I have always had dreams to travel to faraway or not your typical tourist destinations. While lying on the floor as a boy I would pore over the province of Ontario road map, which to me then was as big as a blanket, and wonder about all the towns and settlements in the far north. One day I hope to visit the communities in Ontario’s northland. It would be a lot easier if I knew how to drive, and I could give up on hoping and start planning. As my age entered the double digits I would go to the library early on Saturday and spend hours with the National Geographic Atlas of the World, exploring international borders, checking out the world’s micro-nations and visiting islands which on all other maps were formless black specks in the ocean. The National Geographic Atlas brought these tiny countries and islands to life with their large-scale projections. I would dream, too, of one day visiting places like Liechtenstein, San Marino and Pitcairn Island.
I am at a point in my life now where I want to start living and stop dreaming. Last year I stopped dreaming and decided to go to North Korea. While not the travel destination for many, it had been lurking in my cache of dreams for years. For my next holiday I decided to place an extended leave request at work.

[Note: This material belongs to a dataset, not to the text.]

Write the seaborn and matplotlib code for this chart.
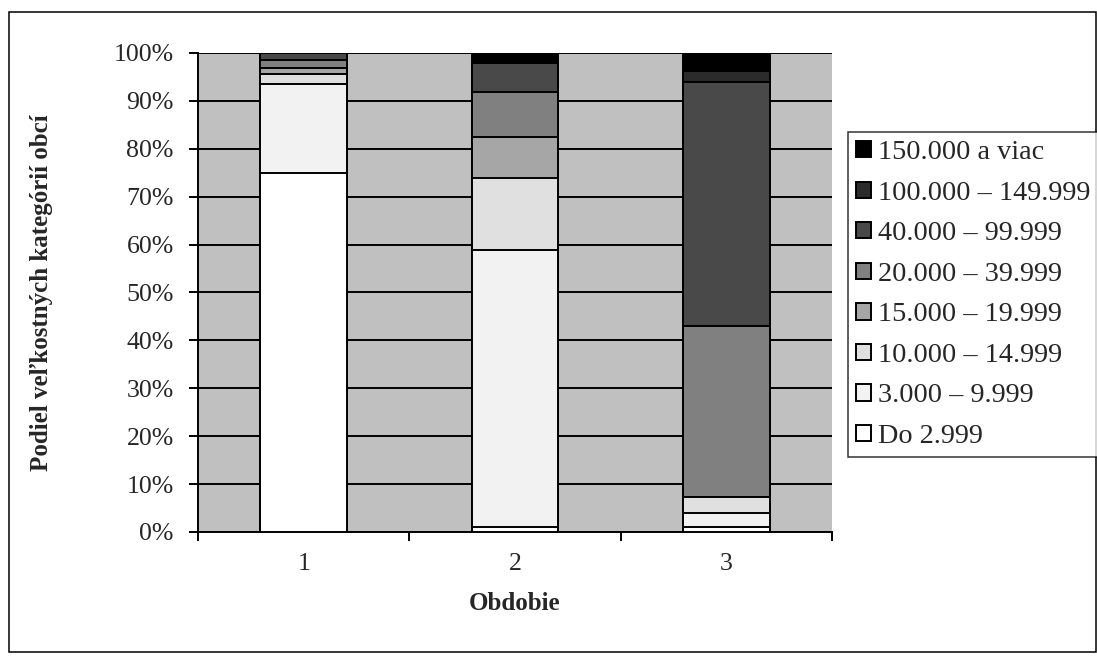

The last time I took a leave of absence was twelve years ago, when I took the entire summer of 2000 off in order to study Finnish in Finland. I took a risk that my manager and everyone on up would decline my leave request, but I presented my case and it was approved. That summer was the happiest time of my life.
In order to visit my next dream destination, I would need more than the five weeks of vacation time I get per year, for the place I want to go to is known as the remotest inhabited island on the planet. Once again, I wrote to my supervisor and manager, and then presented my case to my manager’s manager, and last week my leave request was approved: from September to October of next year I will be visiting the island of Tristan da Cunha.

As with my trip to North Korea, a trip to the world’s remotest inhabited island takes months of planning. One cannot just get on a plane and fly to Tristan (not having an airport on the island may have something to do with it). Since the beginning of May I have been involved with island personnel, the Island Council, and have consulted next year’s shipping schedules. There is already a lot to write about. Over the course of the next fourteen months I will share my plans to visit the loneliest place on the planet.